A velhinha dos tremoços
bbb Naquela tarde, ele chegaria primeiro. Ao Futre, também o descobri nos pelados. Lembro-me bem, erguendo a cabeça na multidão, num canto do velho Vidal Pinheiro, para o ver correr na faixa, num jogo em que o Katzirz não segurou depois uma bola fácil. Aquele Salgueiros (que comecei a ver desde a III Divisão) jogava e lutava muito, também. O Mariano a central era uma coisa incrível. Achava sempre que não ia ganhar o lance, que ia chegar tarde, tinha dificuldades técnicas, mas ali, no território dos pelados, não se podia pensar assim e ele ganhava quase todas aquelas bolas pinchonas e atirava-as para longe.
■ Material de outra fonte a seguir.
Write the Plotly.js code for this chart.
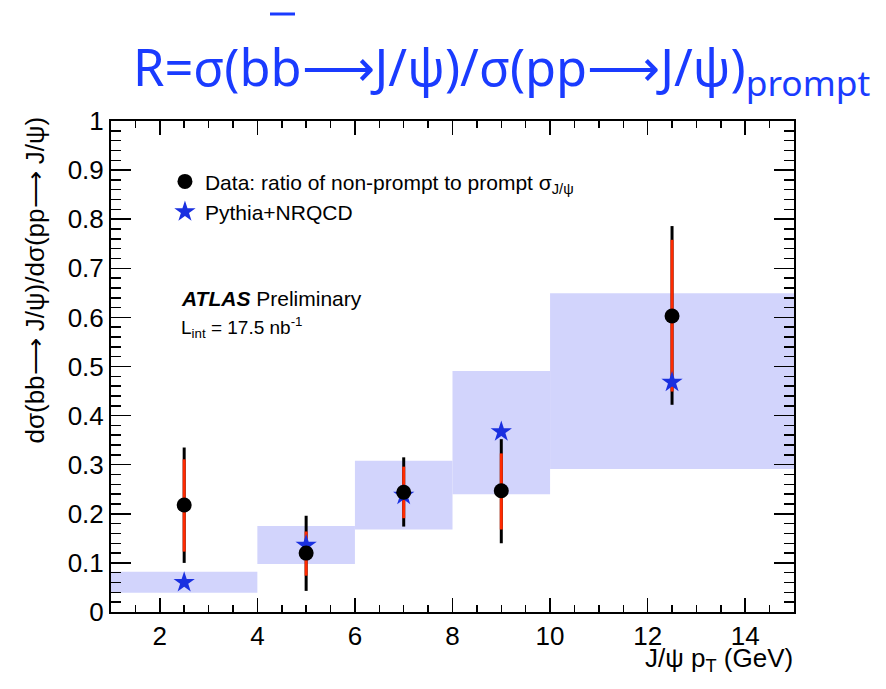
<!DOCTYPE html>
<html>
<head>
<meta charset="utf-8">
<script src="https://cdn.plot.ly/plotly-3.0.1.min.js"></script>
<style>html,body{margin:0;padding:0;background:#fff;}#chart{width:886px;height:689px;}</style>
</head>
<body>
<div id="chart"></div>
<script>
// J/psi pT bins
var binEdges = [1, 4, 6, 8, 10, 15];
// Data: ratio of non-prompt to prompt
var dataX = [2.5, 5, 7, 9, 12.5];
var dataY = [0.218, 0.120, 0.244, 0.247, 0.603];
var statUp = [0.093, 0.044, 0.052, 0.076, 0.155];
var statDown = [0.095, 0.046, 0.053, 0.079, 0.154];
var totUp = [0.117, 0.076, 0.071, 0.105, 0.183];
var totDown = [0.118, 0.077, 0.070, 0.107, 0.181];
// Pythia+NRQCD prediction and band
var pythiaY = [0.060, 0.136, 0.238, 0.367, 0.468];
var bandLow = [0.039, 0.098, 0.168, 0.240, 0.291];
var bandHigh = [0.082, 0.175, 0.308, 0.491, 0.649];

var binCenters = [], binWidths = [], bandSize = [];
for (var i = 0; i < binEdges.length - 1; i++) {
  binCenters.push((binEdges[i] + binEdges[i + 1]) / 2);
  binWidths.push(binEdges[i + 1] - binEdges[i]);
  bandSize.push(bandHigh[i] - bandLow[i]);
}

var F = 'Liberation Sans, Arial, Helvetica, sans-serif';
var blue = '#1a30e0';
var titleBlue = '#1a3bff';

var traces = [
  {type: 'bar', x: binCenters, y: bandSize, base: bandLow, width: binWidths,
   marker: {color: 'rgb(210,212,252)', line: {width: 0}}, showlegend: false, hoverinfo: 'skip'},
  {type: 'scatter', mode: 'markers', x: dataX, y: dataY,
   marker: {size: 1, color: 'rgba(0,0,0,0)'},
   error_y: {type: 'data', symmetric: false, array: totUp, arrayminus: totDown, color: '#000', thickness: 3, width: 0},
   showlegend: false},
  {type: 'scatter', mode: 'markers', x: dataX, y: dataY,
   marker: {size: 1, color: 'rgba(0,0,0,0)'},
   error_y: {type: 'data', symmetric: false, array: statUp, arrayminus: statDown, color: '#ff2a00', thickness: 3, width: 0},
   showlegend: false},
  {type: 'scatter', mode: 'markers', x: binCenters, y: pythiaY, name: 'Pythia+NRQCD',
   marker: {symbol: 'star', size: 16, color: blue}, legendgroup: 'b', legendrank: 2},
  {type: 'scatter', mode: 'markers', x: dataX, y: dataY,
   name: 'Data: ratio of non-prompt to prompt σ<sub>J/ψ</sub>',
   marker: {symbol: 'circle', size: 15, color: '#000'}, legendgroup: 'a', legendrank: 1}
];

var layout = {
  width: 886, height: 689,
  margin: {l: 111, r: 92, t: 121, b: 77, pad: 0},
  paper_bgcolor: '#fff', plot_bgcolor: '#fff',
  font: {family: F, color: '#000'},
  title: {text: 'R=σ(bb⟶J/ψ)/σ(pp⟶J/ψ)<sub>prompt</sub>',
          font: {family: 'Noto Sans, sans-serif', size: 50.5, color: titleBlue},
          x: 133 / 886, xref: 'container', xanchor: 'left', y: 1 - 68 / 689, yref: 'container', yanchor: 'middle'},
  showlegend: true,
  legend: {x: 0.079, y: 0.918, xanchor: 'left', yanchor: 'top', bgcolor: 'rgba(0,0,0,0)',
           font: {family: F, size: 21}, tracegroupgap: 4, traceorder: 'normal'},
  xaxis: {range: [1, 15], tick0: 0, dtick: 2, ticks: 'inside', ticklen: 14, tickwidth: 1.5, tickcolor: '#000',
          showline: true, linewidth: 2, linecolor: '#000', mirror: 'ticks', showgrid: false, zeroline: false,
          tickfont: {family: F, size: 26},
          minor: {dtick: 0.5, ticks: 'inside', ticklen: 7, tickwidth: 1.5, tickcolor: '#000', showgrid: false}},
  yaxis: {range: [0, 1], tick0: 0, dtick: 0.1, ticks: 'inside', ticklen: 20, tickwidth: 1.5, tickcolor: '#000',
          showline: true, linewidth: 2, linecolor: '#000', mirror: 'ticks', showgrid: false, zeroline: false,
          tickfont: {family: F, size: 26},
          minor: {dtick: 0.02, ticks: 'inside', ticklen: 10, tickwidth: 1.5, tickcolor: '#000', showgrid: false}},
  shapes: [
    {type: 'line', xref: 'paper', yref: 'paper', x0: (270 - 111) / 683, x1: (295 - 111) / 683,
     y0: (612 - 14) / 491, y1: (612 - 14) / 491, line: {color: titleBlue, width: 3}}
  ],
  annotations: [
    {text: 'dσ(bb⟶ J/ψ)/dσ(pp⟶ J/ψ)', textangle: -90, xref: 'paper', yref: 'paper',
     x: (34 - 111) / 683, y: (612 - 115) / 491, xanchor: 'center', yanchor: 'top', showarrow: false,
     font: {family: F, size: 26}},
    {text: 'J/ψ p<sub>T</sub> (GeV)', xref: 'paper', yref: 'paper', x: 1.002, y: (612 - 641) / 491,
     xanchor: 'right', yanchor: 'top', showarrow: false, font: {family: F, size: 26}},
    {text: '<b><i>ATLAS</i></b> Preliminary', xref: 'paper', yref: 'paper', x: (179 - 111) / 683,
     y: (612 - 298) / 491, xanchor: 'left', yanchor: 'middle', showarrow: false, font: {family: F, size: 21}},
    {text: 'L<sub>int</sub> = 17.5 nb<sup>-1</sup>', xref: 'paper', yref: 'paper', x: (179 - 111) / 683,
     y: (612 - 327) / 491, xanchor: 'left', yanchor: 'middle', showarrow: false, font: {family: F, size: 19}}
  ]
};

Plotly.newPlot('chart', traces, layout, {displayModeBar: false, staticPlot: true});
</script>
</body>
</html>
E ela podia ir para longe mesmo. Naquela altura, nem bancada metálica havia num dos lados do campo. Só gente de pé, com chapéus de papel e cerveja, mais uns tremoços vendidos numa bacia por uma velhinha que ainda continuei a ver durante os anos seguintes. Achava que ela teria cem anos. Devia ter mais, dentro dela. Até que um dia... deixei de a ver. À senhora velhinha, aos tremoços, ao pelado e aos jogos de pé. Deixei de ver futebol como aprendi a gostar dele. Sinto-me sozinho e tenho medo. Preciso de outra vida.